Using Reverse Genealogy to Knock Down Brick Walls in Your Research.

Reverse Genealogy to Knock Down Brick Walls in Your Research

As family historians we look beyond the immediate line of descent, to trace all members of the family  – the singletons who for whatever reason, never married; the shadowy ones that died young; and the ones that left to go overseas. Have you ever wondered what happened to all those family members that left Ireland to make their way in the United States, Canada, Australia, New Zealand, Argentina, or even just popped next door to the U.K. With better access to records published online, we can trace them now through reverse genealogy.

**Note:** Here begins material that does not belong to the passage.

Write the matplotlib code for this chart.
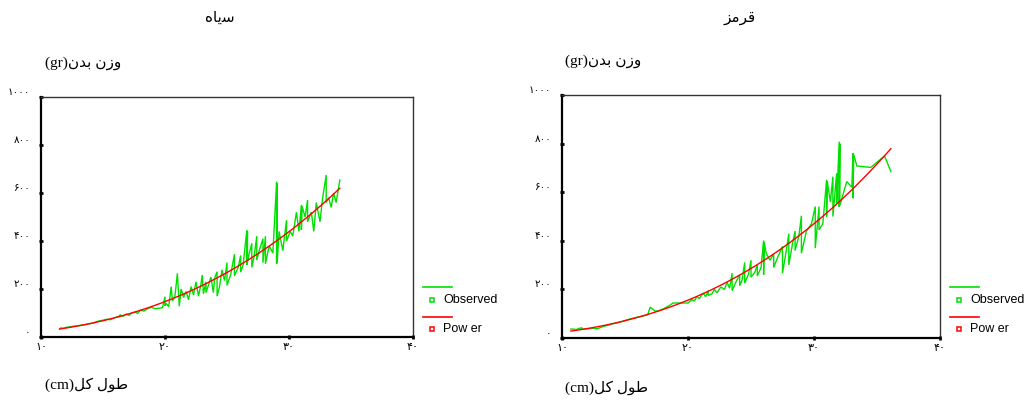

Two new online sources caught our eye this week, key for tracing Irish families that settled overseas.

Birmingham City Council’s Bereavement Services has launched an online database www.birminghamburialrecords.co.uk/ for searching over 1.5 million of the city’s burial and cremation records. The website states, ‘The Birmingham City Council’s Bereavement Services Section manages 11 cemeteries and 3 crematoria, covering approximately 450 acres of land. The burial and cremation registers consist of approximately 1.5 million historical records. The records up to 2014 have been digitised and are being made available for genealogical research purposes within this website. With approximately 5,300 cremations and 2,300 burials being carried out each year, the burial and cremation records are constantly increasing. If you are looking for records that are more recent than those that are held within this database, then please contact the relevant cemetery or crematorium office for more information.’

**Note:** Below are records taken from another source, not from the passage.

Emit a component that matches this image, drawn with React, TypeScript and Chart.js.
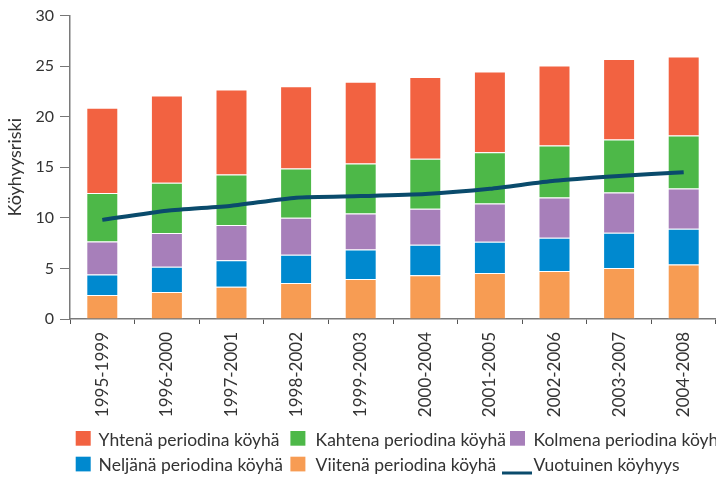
import React, { useEffect, useRef } from "react";
import { Chart, registerables } from "chart.js";

Chart.register(...registerables);

const periods = [
  "1995-1999", "1996-2000", "1997-2001", "1998-2002", "1999-2003",
  "2000-2004", "2001-2005", "2002-2006", "2003-2007", "2004-2008",
];
const fivePeriods = [2.37, 2.67, 3.19, 3.56, 3.95, 4.32, 4.54, 4.74, 5.04, 5.4];
const fourPeriods = [2.04, 2.5, 2.61, 2.8, 2.93, 3.02, 3.1, 3.29, 3.49, 3.52];
const threePeriods = [3.26, 3.33, 3.49, 3.64, 3.56, 3.56, 3.79, 3.99, 3.99, 3.99];
const twoPeriods = [4.8, 4.97, 5.0, 4.89, 4.94, 4.94, 5.07, 5.14, 5.23, 5.24];
const onePeriod = [8.43, 8.63, 8.4, 8.13, 8.07, 8.1, 7.97, 7.9, 7.97, 7.8];
const annualPoverty = [9.8, 10.7, 11.2, 12.0, 12.15, 12.35, 12.87, 13.66, 14.13, 14.52];
const yTicks = [0, 5, 10, 15, 20, 25, 30];

const seriesNames = {
  one: "Yhtenä periodina köyhä",
  two: "Kahtena periodina köyhä",
  three: "Kolmena periodina köyhä",
  four: "Neljänä periodina köyhä",
  five: "Viitenä periodina köyhä",
  annual: "Vuotuinen köyhyys",
};
const yTitle = "Köyhyysriski";

const RED = "#F26241";
const GREEN = "#4DB848";
const PURPLE = "#A77FBA";
const BLUE = "#0089CF";
const ORANGE = "#F79C53";
const NAVY = "#0A4B6C";
const TEXT = "#333333";
const FONT = "Lato, 'DejaVu Sans', sans-serif";

const legendPlugin = {
  id: "customLegend",
  afterDraw(chart: any) {
    const ctx = chart.ctx as CanvasRenderingContext2D;
    const area = chart.chartArea;
    ctx.save();
    // y axis title
    ctx.save();
    ctx.translate(15.5, (area.top + area.bottom) / 2);
    ctx.rotate(-Math.PI / 2);
    ctx.font = `18px ${FONT}`;
    ctx.fillStyle = TEXT;
    ctx.textAlign = "center";
    ctx.textBaseline = "middle";
    ctx.fillText(yTitle, 0, 0);
    ctx.restore();

    ctx.font = `17.5px ${FONT}`;
    ctx.fillStyle = TEXT;
    ctx.textBaseline = "alphabetic";
    const rows = [
      [
        { t: seriesNames.one, c: RED, bx: 75.7, tx: 98.6 },
        { t: seriesNames.two, c: GREEN, bx: 290.4, tx: 315.6 },
        { t: seriesNames.three, c: PURPLE, bx: 510, tx: 533.5 },
      ],
      [
        { t: seriesNames.four, c: BLUE, bx: 75.7, tx: 98.6 },
        { t: seriesNames.five, c: ORANGE, bx: 290.4, tx: 315.6 },
        { t: seriesNames.annual, c: NAVY, bx: 502, tx: 533.5, line: true },
      ],
    ];
    const boxTop = [431, 456.7];
    const baseline = [445.7, 471];
    rows.forEach((row, r) => {
      row.forEach((it: any) => {
        if (it.line) {
          ctx.strokeStyle = it.c;
          ctx.lineWidth = 3;
          ctx.beginPath();
          ctx.moveTo(it.bx, 473);
          ctx.lineTo(it.bx + 30, 473);
          ctx.stroke();
        } else {
          ctx.fillStyle = it.c;
          ctx.fillRect(it.bx, boxTop[r], 15, 14.7);
        }
        ctx.fillStyle = TEXT;
        ctx.fillText(it.t, it.tx, baseline[r]);
      });
    });
    ctx.restore();
  },
};

export default function App() {
  const ref = useRef<HTMLCanvasElement | null>(null);
  useEffect(() => {
    if (!ref.current) return;
    const barBase = {
      type: "bar" as const,
      stack: "bars",
      borderColor: "rgba(255,255,255,0.45)",
      borderWidth: 1,
      order: 2,
    };
    const chart = new Chart(ref.current, {
      type: "bar",
      data: {
        labels: periods,
        datasets: [
          {
            type: "line",
            label: seriesNames.annual,
            data: annualPoverty,
            borderColor: NAVY,
            borderWidth: 4,
            pointRadius: 0,
            tension: 0.2,
            stack: "line",
            order: 0,
          } as any,
          { ...barBase, label: seriesNames.five, data: fivePeriods, backgroundColor: ORANGE },
          { ...barBase, label: seriesNames.four, data: fourPeriods, backgroundColor: BLUE },
          { ...barBase, label: seriesNames.three, data: threePeriods, backgroundColor: PURPLE },
          { ...barBase, label: seriesNames.two, data: twoPeriods, backgroundColor: GREEN },
          { ...barBase, label: seriesNames.one, data: onePeriod, backgroundColor: RED },
        ],
      },
      options: {
        animation: false,
        responsive: false,
        layout: { padding: { left: 0, top: 15, right: -7, bottom: 0 } },
        datasets: { bar: { categoryPercentage: 1, barPercentage: 0.495 } },
        plugins: { legend: { display: false }, tooltip: { enabled: false } },
        scales: {
          x: {
            stacked: true,
            offset: true,
            afterFit: (s: any) => { s.height = 165; },
            grid: { offset: true, drawOnChartArea: false, tickLength: 5, color: "#555", lineWidth: 1 },
            border: { color: "#7a7a7a", width: 1.5 },
            ticks: {
              autoSkip: false,
              maxRotation: 90,
              minRotation: 90,
              padding: 8,
              color: TEXT,
              font: { family: FONT, size: 17 },
            },
          },
          y: {
            stacked: true,
            min: 0,
            max: 30,
            afterFit: (s: any) => { s.width = 70; },
            afterBuildTicks: (s: any) => { s.ticks = yTicks.map((v) => ({ value: v })); },
            grid: { drawOnChartArea: false, tickLength: 10, color: "#777", lineWidth: 1 },
            border: { color: "#7a7a7a", width: 1.5 },
            ticks: { padding: 6, color: TEXT, font: { family: FONT, size: 16 } },
            title: { display: false },
          },
        },
      },
      plugins: [legendPlugin],
    });
    return () => chart.destroy();
  }, []);
  return (
    <div style={{ position: "fixed", left: 0, top: 0, width: 716, height: 484, background: "#fff" }}>
      <canvas ref={ref} width={716} height={484} style={{ display: "block" }} />
    </div>
  );
}
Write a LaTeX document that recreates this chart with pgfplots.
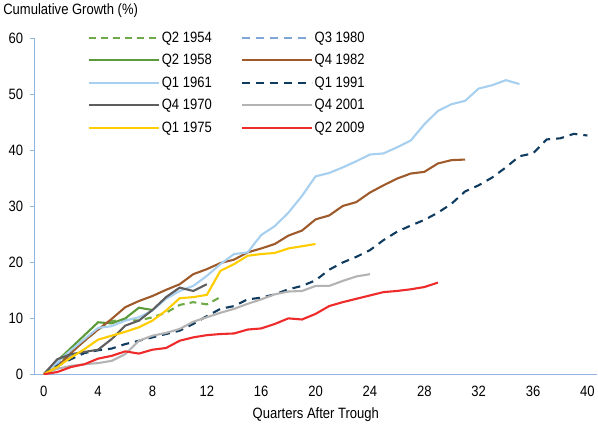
\documentclass[border=0pt]{standalone}
\usepackage{pgfplots}
\pgfplotsset{compat=1.18}
\usepackage{fontspec}
\setmainfont{Liberation Sans}[FakeStretch=0.87]

\definecolor{axisblue}{HTML}{92B4DE}
\definecolor{c1954}{HTML}{6EAA48}
\definecolor{c1958}{HTML}{5B9B3B}
\definecolor{c1961}{HTML}{A7CFEF}
\definecolor{c1970}{HTML}{5E5E5E}
\definecolor{c1975}{HTML}{FFCC00}
\definecolor{c1980}{HTML}{7FA6D6}
\definecolor{c1982}{HTML}{9E5A2A}
\definecolor{c1991}{HTML}{0F3B5F}
\definecolor{c2001}{HTML}{B3B3B3}
\definecolor{c2009}{HTML}{EE2A2A}

\newcommand{\chartfont}{\fontsize{15pt}{17pt}\selectfont}

\begin{document}
\begin{tikzpicture}
\begin{axis}[
    width=563pt, height=336pt, scale only axis,
    xmin=-0.66, xmax=40.7, ymin=0, ymax=60,
    xtick={0,4,...,40}, ytick={0,10,...,60},
    axis x line=bottom, axis y line=left,
    axis line style={-, color=axisblue, line width=1.3pt},
    x tick style={draw=none},
    y tick style={color=axisblue, line width=1.3pt},
    tick align=outside, major tick length=5pt,
    /pgf/number format/assume math mode=true,
    tick label style={font=\chartfont, black},
    yticklabel style={xshift=-3pt},
    xticklabel style={yshift=-3pt},
    xlabel={Quarters After Trough},
    xlabel style={font=\chartfont, yshift=-4pt},
    title={Cumulative Growth (\%)},
    title style={font=\chartfont, at={(0,1)}, anchor=south west, xshift=-35pt, yshift=12pt},
    every axis plot/.append style={line width=2.1pt, no markers},
    legend columns=2,
    legend cell align=left,
    legend image code/.code={\draw[#1] plot coordinates {(0pt,0pt) (35pt,0pt) (70pt,0pt)};},
    legend style={at={(0.094,1.027)}, anchor=north west, draw=none, fill=none,
        font=\chartfont, row sep=6.5pt, inner sep=0pt,
        nodes={inner sep=2pt},
        /tikz/every even column/.append style={column sep=27pt}},
]
% Q2 1954
\addplot[c1954, dash pattern=on 7pt off 5pt] coordinates {
(0,0) (1,2) (2,4) (3,6) (4,8) (5,9.5) (6,9.8) (7,9.6) (8,10.2) (9,11)
(10,12.4) (11,12.9) (12,12.5) (13,13.8)};
\addlegendentry{Q2 1954}
% Q3 1980
\addplot[c1980, dash pattern=on 8pt off 6pt] coordinates {
(0,0) (1,1.8) (2,3.4) (3,3.9) (4,4.3)};
\addlegendentry{Q3 1980}
% Q2 1958
\addplot[c1958] coordinates {
(0,0) (1,2.4) (2,4.7) (3,7) (4,9.3) (5,9.1) (6,10) (7,11.9) (8,11.5)};
\addlegendentry{Q2 1958}
% Q4 1982
\addplot[c1982] coordinates {
(0,0) (1,1.3) (2,3.8) (3,6) (4,8) (5,9.9) (6,12) (7,13.1) (8,14) (9,15.1)
(10,16.1) (11,17.9) (12,18.8) (13,19.9) (14,20.5) (15,21.8) (16,22.5) (17,23.3)
(18,24.8) (19,25.7) (20,27.7) (21,28.4) (22,30.1) (23,30.8) (24,32.5) (25,33.8)
(26,35) (27,35.9) (28,36.2) (29,37.7) (30,38.3) (31,38.4)};
\addlegendentry{Q4 1982}
% Q1 1961
\addplot[c1961] coordinates {
(0,0) (1,2.2) (2,4.3) (3,6.3) (4,8.3) (5,8.6) (6,9.6) (7,10.2) (8,11.4) (9,13.5)
(10,14.9) (11,15.8) (12,17.6) (13,19.7) (14,21.5) (15,21.8) (16,24.9) (17,26.5)
(18,28.9) (19,31.9) (20,35.4) (21,36) (22,37) (23,38.1) (24,39.3) (25,39.5)
(26,40.6) (27,41.8) (28,44.7) (29,47.1) (30,48.3) (31,48.9) (32,51.1) (33,51.7)
(34,52.6) (35,51.9)};
\addlegendentry{Q1 1961}
% Q1 1991
\addplot[c1991, dash pattern=on 8pt off 6pt] coordinates {
(0,0) (1,1.5) (2,2.7) (3,3.8) (4,4.3) (5,4.6) (6,5.4) (7,6) (8,6.6) (9,7.2)
(10,7.8) (11,9) (12,10.4) (13,11.7) (14,12.2) (15,13.4) (16,13.7) (17,14.3)
(18,15.2) (19,15.8) (20,16.8) (21,18.7) (22,20) (23,21) (24,22.2) (25,24)
(26,25.5) (27,26.6) (28,27.6) (29,28.9) (30,30.5) (31,32.7) (32,33.8) (33,35.2)
(34,37) (35,39) (36,39.5) (37,42) (38,42.2) (39,43) (40,42.7)};
\addlegendentry{Q1 1991}
% Q4 1970
\addplot[c1970] coordinates {
(0,0) (1,2.7) (2,3.6) (3,4) (4,4.4) (5,6.3) (6,8.7) (7,9.6) (8,11.5) (9,13.8)
(10,15.5) (11,14.9) (12,16.1)};
\addlegendentry{Q4 1970}
% Q4 2001
\addplot[c2001] coordinates {
(0,0) (1,1) (2,1.5) (3,1.8) (4,2) (5,2.4) (6,3.6) (7,6) (8,6.9) (9,7.4)
(10,8.1) (11,9.4) (12,10.2) (13,11) (14,11.7) (15,12.6) (16,13.4) (17,14.3)
(18,14.8) (19,14.9) (20,15.8) (21,15.8) (22,16.7) (23,17.5) (24,17.9)};
\addlegendentry{Q4 2001}
% Q1 1975
\addplot[c1975] coordinates {
(0,0) (1,1.3) (2,3) (3,4.5) (4,6.2) (5,6.9) (6,7.6) (7,8.4) (8,9.6) (9,11.4)
(10,13.6) (11,13.8) (12,14.2) (13,18.5) (14,19.7) (15,21.2) (16,21.5) (17,21.7)
(18,22.5) (19,22.9) (20,23.3)};
\addlegendentry{Q1 1975}
% Q2 2009
\addplot[c2009] coordinates {
(0,0) (1,0.4) (2,1.3) (3,1.8) (4,2.8) (5,3.3) (6,4.1) (7,3.7) (8,4.4) (9,4.7)
(10,6) (11,6.6) (12,7) (13,7.2) (14,7.3) (15,8) (16,8.2) (17,9) (18,10)
(19,9.8) (20,10.8) (21,12.2) (22,12.9) (23,13.5) (24,14.1) (25,14.7) (26,14.9)
(27,15.2) (28,15.6) (29,16.4)};
\addlegendentry{Q2 2009}
\end{axis}
\end{tikzpicture}
\end{document}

FindMyPast (www.findmypast.co.uk) has added New York Roman Catholic Parish Records (from 1785); Chicago Roman Catholic Parish Baptisms (mid-1800s-1925); Chicago Roman Catholic Parish Marriages; Chicago Roman Catholic Parish Burials (late 1800s-1925); Chicago Roman Catholic Cemetery Records, 1864- 1989; Baltimore Roman Catholic Parish Registers (1782-1918).

Reverse genealogy is a useful research method, to identify where in Ireland, your immigrant ancestors hailed from. Quite simply, most other countries have a better survival rate of key sources, like the census. When tracing an immigrant ancestor, examine every census they were enumerated in, in case they ever chose to set-down their county of origin. After Irish partition in 1922, many Irish-Americans/ Irish-Canadians/ Irish-Australians chose to give their place of origin as ‘Irish Free State’ or ‘Northern Ireland’.

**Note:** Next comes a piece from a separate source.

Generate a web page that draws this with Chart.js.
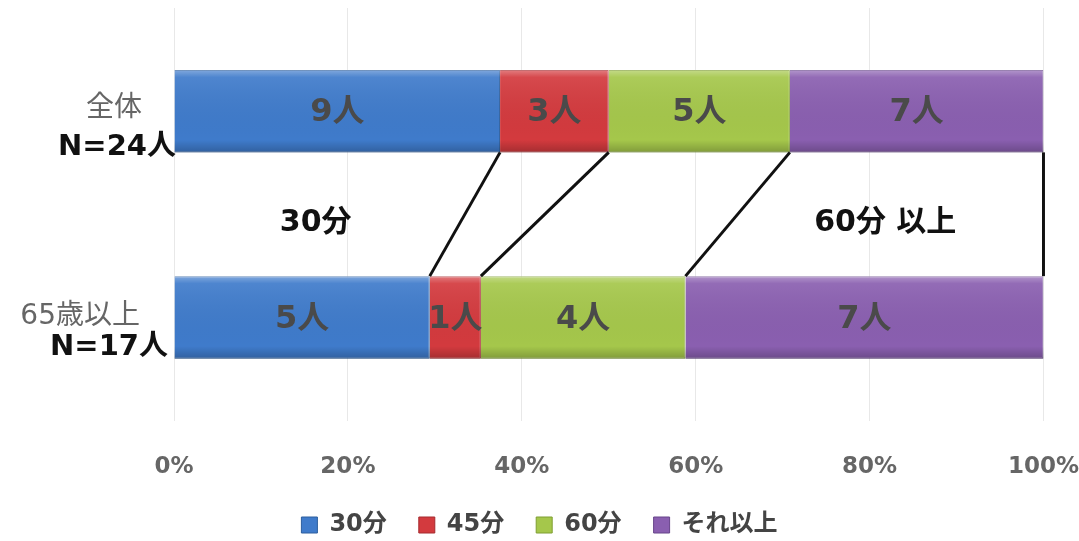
<!DOCTYPE html>
<html><head><meta charset="utf-8">
<script src="https://cdn.jsdelivr.net/npm/chart.js@4"></script>
<style>html,body{margin:0;padding:0;background:#fff}#wrap{width:1079px;height:541px;position:relative}</style>
</head><body><div id="wrap"><canvas id="c"></canvas></div>
<script>
const categoryLine1 = ["全体", "65歳以上"];
const categoryLine2 = ["N=24人", "N=17人"];
const seriesNames = ["30分", "45分", "60分", "それ以上"];
const counts30 = [9, 5];
const counts45 = [3, 1];
const counts60 = [5, 4];
const countsOver = [7, 7];
const tickLabels = ["0%", "20%", "40%", "60%", "80%", "100%"];
const annotationTexts = ["30分", "60分 以上"];

const FONT = "'DejaVu Sans', 'Noto Sans CJK JP', sans-serif";
const colors = ["#3F7BCB", "#D33A3E", "#A5C74B", "#8A5FB0"];
const borders = ["#2C5E9E", "#A52A2E", "#7F9E32", "#67458A"];

const allCounts = [counts30, counts45, counts60, countsOver];
const totals = counts30.map((_, i) => allCounts.reduce((s, a) => s + a[i], 0));
const toPct = arr => arr.map((v, i) => v / totals[i] * 100);

const datasets = allCounts.map((arr, k) => ({
  label: seriesNames[k],
  data: toPct(arr),
  counts: arr,
  backgroundColor: colors[k],
  borderColor: borders[k],
  borderWidth: 1,
  categoryPercentage: 1,
  barPercentage: 0.4
}));

const extras = {
  id: 'extras',
  afterDatasetsDraw(chart) {
    const ctx = chart.ctx;
    const metas = chart.data.datasets.map((d, i) => chart.getDatasetMeta(i));
    // subtle bevel shading on each bar
    ctx.save();
    metas.forEach(m => {
      m.data.forEach(el => {
        const x0 = Math.min(el.base, el.x), w = Math.abs(el.x - el.base);
        const y0 = el.y - el.height / 2, h = el.height;
        const g = ctx.createLinearGradient(0, y0, 0, y0 + h);
        g.addColorStop(0, 'rgba(255,255,255,0.35)');
        g.addColorStop(0.09, 'rgba(255,255,255,0.08)');
        g.addColorStop(0.85, 'rgba(0,0,0,0)');
        g.addColorStop(1, 'rgba(0,0,0,0.22)');
        ctx.fillStyle = g;
        ctx.fillRect(x0, y0, w, h);
      });
    });
    ctx.restore();
    // connector lines (series lines)
    ctx.save();
    ctx.strokeStyle = '#111';
    ctx.lineWidth = 3;
    metas.forEach(m => {
      const a = m.data[0], b = m.data[1];
      ctx.beginPath();
      ctx.moveTo(a.x, a.y + a.height / 2);
      ctx.lineTo(b.x, b.y - b.height / 2);
      ctx.stroke();
    });
    ctx.restore();
    // data labels
    ctx.save();
    ctx.font = "bold 32px " + FONT;
    ctx.fillStyle = '#4a4a4a';
    ctx.textAlign = 'center';
    ctx.textBaseline = 'middle';
    metas.forEach((m, k) => {
      m.data.forEach((el, i) => {
        const p = el.getCenterPoint();
        ctx.fillText(chart.data.datasets[k].counts[i] + '人', p.x, p.y + 2);
      });
    });
    ctx.restore();
    // category labels
    const ys = chart.scales.y;
    ctx.save();
    ctx.textAlign = 'right';
    ctx.textBaseline = 'middle';
    const l1x = [142, 140], l1dy = [-2, -1];
    const l2x = [176, 168], l2dy = [36, 30];
    categoryLine1.forEach((t, i) => {
      const yc = ys.getPixelForValue(i);
      ctx.font = "28px " + FONT;
      ctx.fillStyle = '#666';
      ctx.fillText(t, l1x[i], yc + l1dy[i]);
      ctx.font = "bold 29px " + FONT;
      ctx.fillStyle = '#111';
      ctx.fillText(categoryLine2[i], l2x[i], yc + l2dy[i]);
    });
    // annotations between bars
    const xs = chart.scales.x;
    const ymid = ys.getPixelForValue(0.5) + 9;
    ctx.font = "bold 30px " + FONT;
    ctx.fillStyle = '#111';
    ctx.textAlign = 'center';
    ctx.fillText(annotationTexts[0], xs.getPixelForValue(16.3), ymid);
    ctx.fillText(annotationTexts[1], xs.getPixelForValue(81.8), ymid);
    ctx.restore();
  }
};

new Chart(document.getElementById('c'), {
  type: 'bar',
  data: { labels: categoryLine1.map((t, i) => t + ' ' + categoryLine2[i]), datasets },
  plugins: [extras],
  options: {
    indexAxis: 'y',
    responsive: true,
    maintainAspectRatio: false,
    animation: false,
    layout: { padding: { top: 8, right: 0, bottom: -6, left: 0 } },
    scales: {
      x: {
        stacked: true, min: 0, max: 100,
        ticks: {
          stepSize: 20,
          padding: 0,
          color: '#666',
          font: { family: FONT, size: 23, weight: 'bold' },
          callback: (v, i) => tickLabels[i]
        },
        grid: { color: 'rgba(0,0,0,0.09)', drawTicks: true, tickLength: 33, tickColor: 'rgba(0,0,0,0)' },
        border: { display: false },
        afterFit: s => { s.height = 60.5; }
      },
      y: {
        stacked: true,
        ticks: { display: false },
        grid: { display: false },
        border: { display: false },
        afterFit: s => { s.width = 174; }
      }
    },
    plugins: {
      legend: {
        position: 'bottom',
        labels: {
          color: '#444',
          font: { family: FONT, size: 24, weight: 'bold' },
          boxWidth: 16, boxHeight: 16,
          padding: 32
        }
      },
      tooltip: { enabled: false }
    }
  }
});
</script>
</body></html>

There’s a multitude of records made at the time of death, which may record key evidence on where in Ireland your ancestor was from. One of the most useful are civil death records. In America the start date of civil deaths varies by State, but deaths usually include country of origin, and names of both parents including the mother’s maiden name. In Australia the level of detail recorded in civil deaths is simply exquisite and includes the names of both parents including place of birth, and mother’s maiden name.

Of course, the information is only as reliable as the informant providing it. I always cross my fingers and hope the informant is a spouse or even a sibling, rather than an adult child who may never have met their grandparents or visited their parents’ home place. The worst informants are usually hospital residents – the doctors on-call, whose knowledge of the deceased was limited to their medical condition and who for all else, record ‘unknown.’

Quite simply, you’re more likely to find the starting evidence you need in the records of your own country, than in Irish records.